In February 2021, the agency placed the children with their paternal grandmother who was willing to adopt them. The paternal grandmother ensured the children had contact with both maternal and paternal family members. She wanted them to be raised surrounded by their family members. According to the agency, the adoption could not be finalized because there was an appeal pending from the hearing on July 7, 2020.
On September 3, 2021, father filed a petition for writ of habeas corpus in our case No. F083263 (In re Criado (Dec. 21, 2021) [nonpub. opn.]), seeking to appeal from the termination of parental rights order on the grounds that trial counsel was ineffective.
On December 6, 2021, the juvenile court found adoption remained the appropriate permanent plan for the children and set a review hearing for May 16, 2022.
On December 21, 2021, we granted relief in response to father’s petition for writ of habeas corpus and directed the superior court to file his notices of appeal and to treat them as timely filed if they were filed on or before 60 days of the date of the termination order.
On February 8, 2022, father filed a notice of appeal from the termination order. On March 28, 2022, father’s appellate attorney filed a “no-issues” letter pursuant to Phoenix H. and we granted father leave to file a letter.
DISCUSSION
Father contends his trial counsel was ineffective for not advising him of his rights vis-à-vis his children. He represents that his release date is September 2022 or possibly sooner and he wants to reunify with his children.
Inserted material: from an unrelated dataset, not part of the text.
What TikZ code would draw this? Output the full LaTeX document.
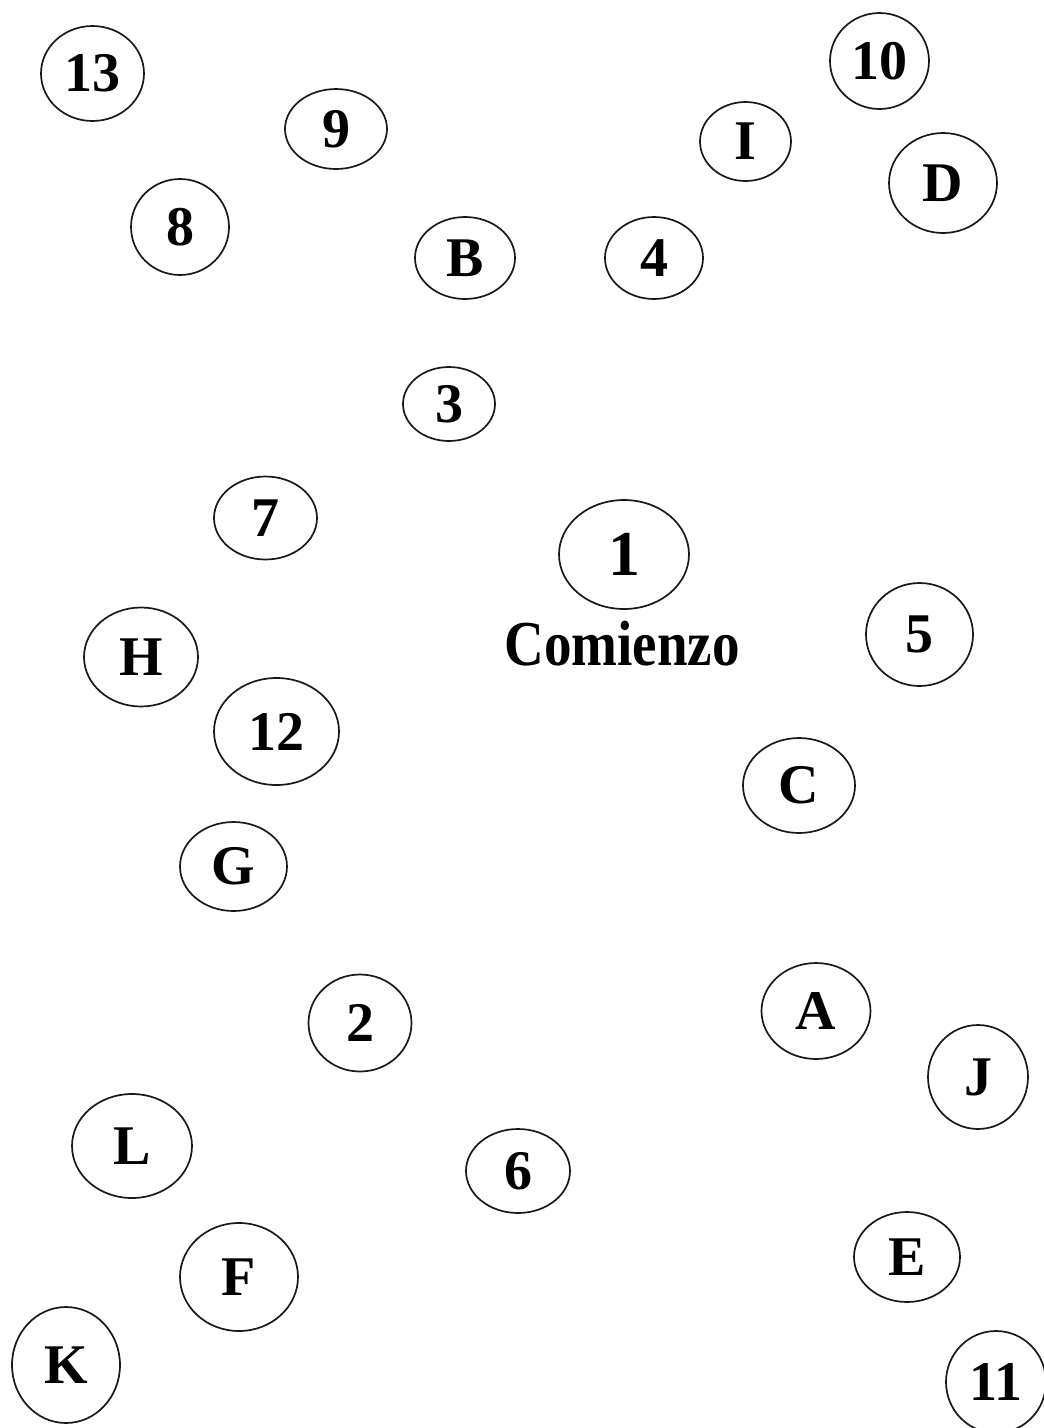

The order that father appeals is a termination of parental rights order issued on July 7, 2020. The juvenile court’s sole focus at such a hearing is the selection of a permanent plan for the children. (In re Christopher M. (2003) 113 Cal.App.4th 155, 160.) When, as here, the court finds the children are likely to be adopted and none of the exceptions to adoption apply, the court has no choice but to terminate parental rights and select adoption as the permanent plan for the children.
Father does not contend the juvenile court erred in finding the children were adoptable or in not applying the beneficial parent-child relationship exception, which his attorney argued. Instead, he wants to revisit the court’s rulings prior to the section 366.26 hearing on the grounds that his attorney was ineffective for not protecting his “rights.” Father is barred, however, from challenging the court’s prior orders and findings because he did not challenge them on appeal. Consequently, they are final and binding. Further, even assuming we could review the prior proceedings, we would find no evidence of ineffective assistance. Father was incarcerated at the time of the dispositional hearing with a release date that exceeded the 12-month limitation on reunification. Consequently, there were grounds for the court to deny him services under section 361.5, subdivision (e)(1). Further, according to the record, father’s attorney advised him of his right to a contested hearing on the issue of services and he knowingly forfeited that right. Once father was bypassed for services, severance of his parental rights was inevitable unless the mother was able to reunify. When she did not, the court had little option but to terminate parental rights given the children’s young age and suitability for adoption and father’s inability to prove severing his parental rights would be detrimental to them. On that evidence, any claim counsel was ineffective would fail.
We conclude father failed to raise any arguable issues from the section 366.26 hearing. Accordingly, we dismiss the appeal.
DISPOSITION
The appeal is dismissed.
* Before Hill, P. J., Meehan, J. and Snauffer, J.
[1] Statutory references are to the Welfare and Institutions Code.